I should start by saying my whole day wasn’t bad. Most of it was actually really good.
And then came the end.
I work at a preschool primarily. But we also run a day care for school age kids before and after school. And during this time, my job is to be a support worker for a couple of boys with behavioral disorders.
And I love it and I hate it. But lately it has been really good. Because my boys have been making strides. They’ve been getting it.
But here’s the thing: They have behavioral disorders. They have aggressive, impulsive behaviors. They don’t interpret situations correctly, so they don’t react to situations correctly. They are never going to be “perfect” kids. (as if any 8 year old boys would be).
So one day one of them kicked a girl because she did something by accident, he misinterpreted it, and lashed out. It was dealt with. Consequences were handed out. But the girl went home and told her parents she was beaten up at school.
Now here’s the thing about the girl: She is a drama queen. She sensationalizes everything. And if she doesn’t get her way she goes off in a fit of anger. And her parents know this. So you shouldn’t take everything she says at face value.
But her parents do.
And they start complaining. And complaining loudly. And bringing in other parents to complain. And the girl starts telling all of our parents that she is being beaten up at day care. And we have to do damage control because it is simply not happening. But still the complaints come.
My boss says she doesn’t care. She’s not doing anything about it because these parents always have a complaint and always threaten to leave. Good, I think to myself, because he does not deserve to be kicked out.
But then came last week. Last week was a tough week for both of my boys. Things going on at home escalate some of their behaviors. So the same boy kicks a girl who accidentally hit him. Again, the situation was handled and consequences were handed out. And when we talked to mom she completely understood what happened and why it happened (she is a special education teacher).
But the girl saw it. And went home and told her parents. Her parents decided to use this to launch yet another very loud complaint. And this time my boss doesn’t defend him. She kicks him out.
Just like that. No warning. No getting the other side of the story. Just out.
And I am so angry.
Because my boss doesn’t stick to her guns. Ever. Someone pushes her even a little, she gives in. And because she never gets the other side of the story. She takes what parents tell her and accept it as the truth. But it’s not the truth. There are always two sides to every story.

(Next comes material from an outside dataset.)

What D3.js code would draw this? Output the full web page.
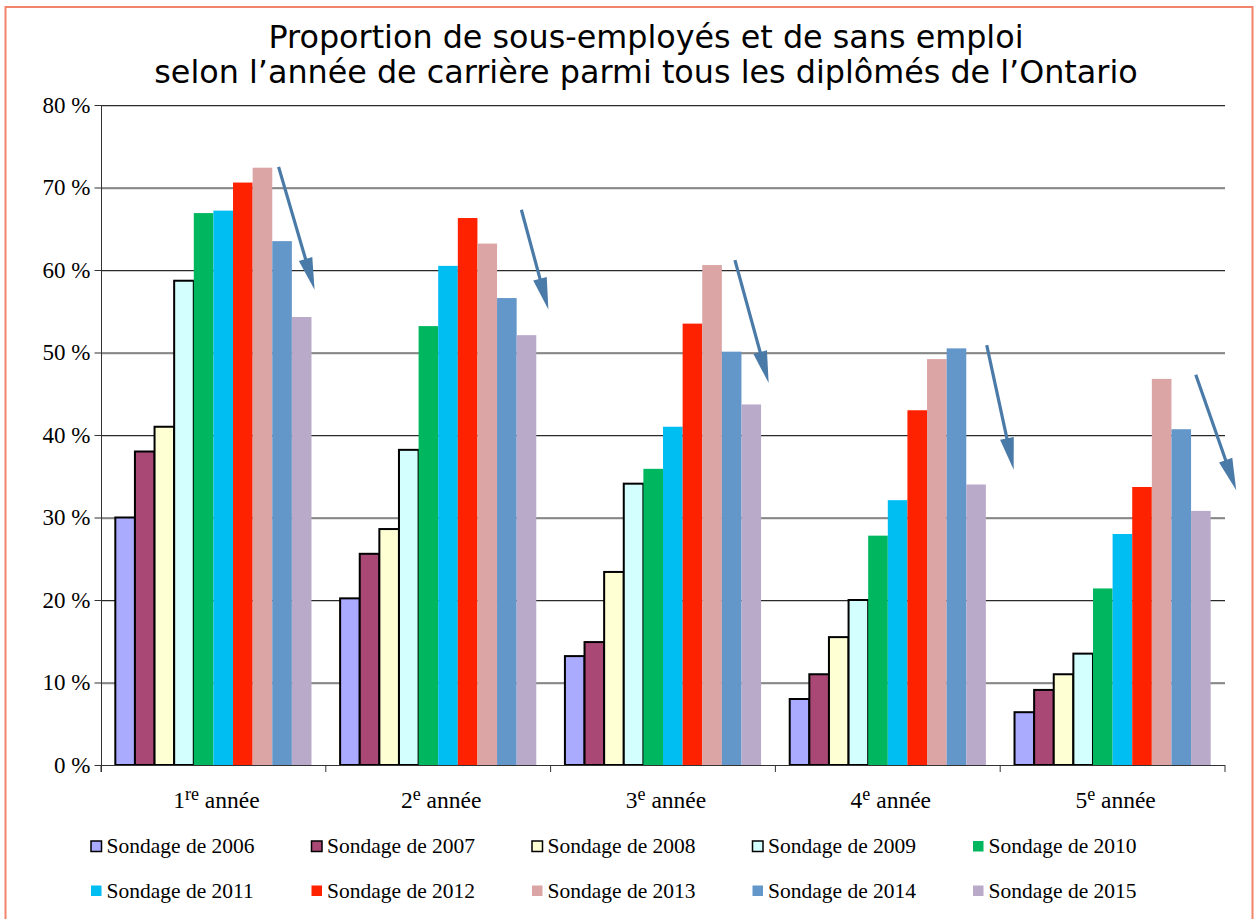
<!DOCTYPE html>
<html>
<head>
<meta charset="utf-8">
<script src="https://cdn.jsdelivr.net/npm/d3@7"></script>
<style>
body { margin: 0; background: #fff; }
text { font-family: 'Liberation Serif', 'Times New Roman', serif; fill: #000; }
.title { font-family: 'DejaVu Sans', Verdana, sans-serif; }
</style>
</head>
<body>
<div id="chart"></div>
<script>
//Categories: year of career (number + French ordinal suffix)
var careerYears = ["1", "2", "3", "4", "5"];
var ordinalSuffix = ["re", "e", "e", "e", "e"];

//Survey years (series)
var surveys = ["2006", "2007", "2008", "2009", "2010", "2011", "2012", "2013", "2014", "2015"];
var surveyColors = ["#aaaaff", "#a94874", "#ffffd4", "#d4ffff", "#00b75f",
	"#00bef2", "#ff2200", "#daa5a4", "#6497c9", "#b9aac9"];
var outlined = [true, true, true, true, false, false, false, false, false, false];

//Values (%) for each year of career, one per survey
var year1 = [30.0, 38.0, 41.0, 58.7, 66.9, 67.2, 70.6, 72.4, 63.5, 54.3];
var year2 = [20.2, 25.6, 28.6, 38.2, 53.2, 60.5, 66.3, 63.2, 56.6, 52.1];
var year3 = [13.2, 14.9, 23.4, 34.1, 35.9, 41.0, 53.5, 60.6, 50.1, 43.7];
var year4 = [8.0, 11.0, 15.5, 20.0, 27.8, 32.1, 43.0, 49.2, 50.5, 34.0];
var year5 = [6.4, 9.1, 11.0, 13.5, 21.4, 28.0, 33.7, 46.8, 40.7, 30.8];
var values = [year1, year2, year3, year4, year5];

//Y axis ticks
var yTicks = [0, 10, 20, 30, 40, 50, 60, 70, 80];

//Trend arrows drawn over each group (value at start / at tip)
var arrowFrom = [72.5, 67.3, 61.2, 50.9, 47.3];
var arrowTo = [57.6, 55.2, 46.3, 35.8, 33.3];

var w = 1255, h = 919;
var plotLeft = 101, plotRight = 1225, plotTop = 105, plotBottom = 765;
var serif = "'Liberation Serif', 'Times New Roman', serif";

var svg = d3.select("#chart").append("svg")
	.attr("width", w)
	.attr("height", h);

//Frame
svg.append("rect")
	.attr("x", 5.5).attr("y", 7)
	.attr("width", 1247).attr("height", 930)
	.attr("fill", "none")
	.attr("stroke", "#f3846c")
	.attr("stroke-width", 2);

//Title
var title = svg.append("text")
	.attr("class", "title")
	.attr("text-anchor", "middle")
	.style("font-size", "31.8px");
title.append("tspan").attr("x", 646).attr("y", 48).text("Proportion de sous-employés et de sans emploi");
title.append("tspan").attr("x", 646).attr("y", 83).text("selon l\u2019année de carrière parmi tous les diplômés de l\u2019Ontario");

//Scales
var x0 = d3.scaleBand().domain(careerYears).range([plotLeft, plotRight]);
var x1 = d3.scaleBand().domain(surveys).range([0, x0.bandwidth()]).paddingOuter(0.73);
var y = d3.scaleLinear().domain([0, 80]).range([plotBottom, plotTop]);

//Gridlines
var gridTicks = yTicks.filter(function(d){ return d > 0; });
svg.append("g").selectAll("line")
	.data(gridTicks)
	.enter().append("line")
	.attr("x1", plotLeft).attr("x2", plotRight)
	.attr("y1", function(d){ return y(d) + 1.5; })
	.attr("y2", function(d){ return y(d) + 1.5; })
	.attr("stroke", "#c8c8c8").attr("stroke-width", 1);
svg.append("g").selectAll("line")
	.data(gridTicks)
	.enter().append("line")
	.attr("x1", plotLeft).attr("x2", plotRight)
	.attr("y1", function(d){ return y(d) + 0.5; })
	.attr("y2", function(d){ return y(d) + 0.5; })
	.attr("stroke", "#2a2a2a").attr("stroke-width", 1);

//Bars
var groups = svg.append("g").selectAll("g")
	.data(careerYears)
	.enter().append("g")
	.attr("transform", function(d){ return "translate(" + x0(d) + ",0)"; });

groups.selectAll("rect")
	.data(function(d, i){ return values[i].map(function(v, j){ return {s: surveys[j], v: v, j: j}; }); })
	.enter().append("rect")
	.attr("x", function(d){ return x1(d.s); })
	.attr("width", x1.bandwidth())
	.attr("y", function(d){ return y(d.v); })
	.attr("height", function(d){ return plotBottom - y(d.v); })
	.attr("fill", function(d){ return surveyColors[d.j]; })
	.attr("stroke", function(d){ return outlined[d.j] ? "#000" : "none"; })
	.attr("stroke-width", 2);

//Axes
var yAxis = svg.append("g").attr("transform", "translate(" + (plotLeft + 0.5) + ",0)")
	.call(d3.axisLeft(y).tickValues(yTicks).tickSize(7).tickFormat(function(d){ return d + " %"; }))
	.attr("font-family", serif)
	.attr("font-size", 23);
yAxis.select(".domain").attr("stroke", "#333").attr("d", "M0," + plotTop + "V" + (plotBottom + 7));
yAxis.selectAll(".tick line").attr("stroke", "#333");
yAxis.selectAll(".tick text")
	.attr("x", -11)
	.style("font-family", serif)
	.style("font-size", "23px")
	.attr("fill", "#000");

svg.append("line")
	.attr("x1", plotLeft).attr("x2", plotRight)
	.attr("y1", plotBottom + 0.5).attr("y2", plotBottom + 0.5)
	.attr("stroke", "#333");
svg.append("g").selectAll("line")
	.data(careerYears.concat(["end"]))
	.enter().append("line")
	.attr("x1", function(d){ return d === "end" ? plotRight : x0(d); })
	.attr("x2", function(d){ return d === "end" ? plotRight : x0(d); })
	.attr("y1", plotBottom).attr("y2", plotBottom + 7)
	.attr("stroke", "#333");

//X labels with superscript
var xl = svg.append("g").selectAll("text")
	.data(careerYears)
	.enter().append("text")
	.attr("x", function(d){ return x0(d) + x0.bandwidth() / 2 + 3; })
	.attr("y", 808)
	.attr("text-anchor", "middle")
	.style("font-size", "23.5px");
xl.append("tspan").text(function(d){ return d; });
xl.append("tspan").attr("dy", -8).style("font-size", "18px").text(function(d, i){ return ordinalSuffix[i]; });
xl.append("tspan").attr("dy", 8).text(" année");

//Arrows: shaft + long narrow head
var arrowStart = [0.79, 0.87, 0.82, 0.94, 0.87];
var arrowEnd = [0.95, 0.99, 0.97, 1.06, 1.05];
var headLen = 32, headHalf = 7;
var arrows = svg.append("g").selectAll("g")
	.data(careerYears.map(function(d, i){
		var xa = x0(d) + arrowStart[i] * x0.bandwidth(), ya = y(arrowFrom[i]);
		var xb = x0(d) + arrowEnd[i] * x0.bandwidth(), yb = y(arrowTo[i]);
		var len = Math.sqrt((xb - xa) * (xb - xa) + (yb - ya) * (yb - ya));
		return {xa: xa, ya: ya, xb: xb, yb: yb, ux: (xb - xa) / len, uy: (yb - ya) / len};
	}))
	.enter().append("g");
arrows.append("line")
	.attr("x1", function(d){ return d.xa; })
	.attr("y1", function(d){ return d.ya; })
	.attr("x2", function(d){ return d.xb - d.ux * headLen * 0.6; })
	.attr("y2", function(d){ return d.yb - d.uy * headLen * 0.6; })
	.attr("stroke", "#4a7aa8")
	.attr("stroke-width", 3.2);
arrows.append("path")
	.attr("d", function(d){
		var bx = d.xb - d.ux * headLen, by = d.yb - d.uy * headLen;
		return "M" + d.xb + "," + d.yb +
			"L" + (bx - d.uy * headHalf) + "," + (by + d.ux * headHalf) +
			"L" + (bx + d.uy * headHalf) + "," + (by - d.ux * headHalf) + "Z";
	})
	.attr("fill", "#4a7aa8");

//Legend
var legend = svg.append("g").selectAll("g")
	.data(surveys)
	.enter().append("g")
	.attr("transform", function(d, i){ return "translate(" + (91 + (i % 5) * 220.5) + "," + (841 + Math.floor(i / 5) * 44.5) + ")"; });
legend.append("rect")
	.attr("width", 10.5).attr("height", 10.5)
	.attr("fill", function(d, i){ return surveyColors[i]; })
	.attr("stroke", function(d, i){ return outlined[i] ? "#000" : "none"; })
	.attr("stroke-width", 1.5);
legend.append("text")
	.attr("x", 15.5).attr("y", 12)
	.style("font-size", "21.5px")
	.text(function(d){ return "Sondage de " + d; });
</script>
</body>
</html>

Because if I believed for a second a child’s safety was compromised, I would be the first one to say something. But everyone was safe. Things happen when you have that many kids in a small classroom where everyone can do whatever they want. But no one has ever been unsafe in the classroom.
Because what are you trying to teach your child? The girl is only going to learn that if she complains loud enough she will get her way. That isn’t going to go well in the real world. She is always going to meet people who break the rules or you are rude to her or who are different then her. She needs to learn how to deal with this people! Not how to avoid it.
Because people expect perfection from a boy who will never be perfect but who was doing so well. His outbursts were decreasing. He has rarely been aggressive towards other children. And because he has a behavioral disorder. Clearly some people don’t understand what this means. It means he cannot always control his impulses. And it is our job to teach him how to. Which I was doing. And he was learning. And he was making improvements. And he was discovering how to react properly. How to recognize anger. How to control his anger. How to talk to people. How to make eye contact. The things he has learned is impressive. And now, because of one child, because of one incident, he is being told that he failed.
He didn’t fail.
He deserves better than this.
And that is what angers me the most.
He was never given a chance to succeed because the expectations were too high.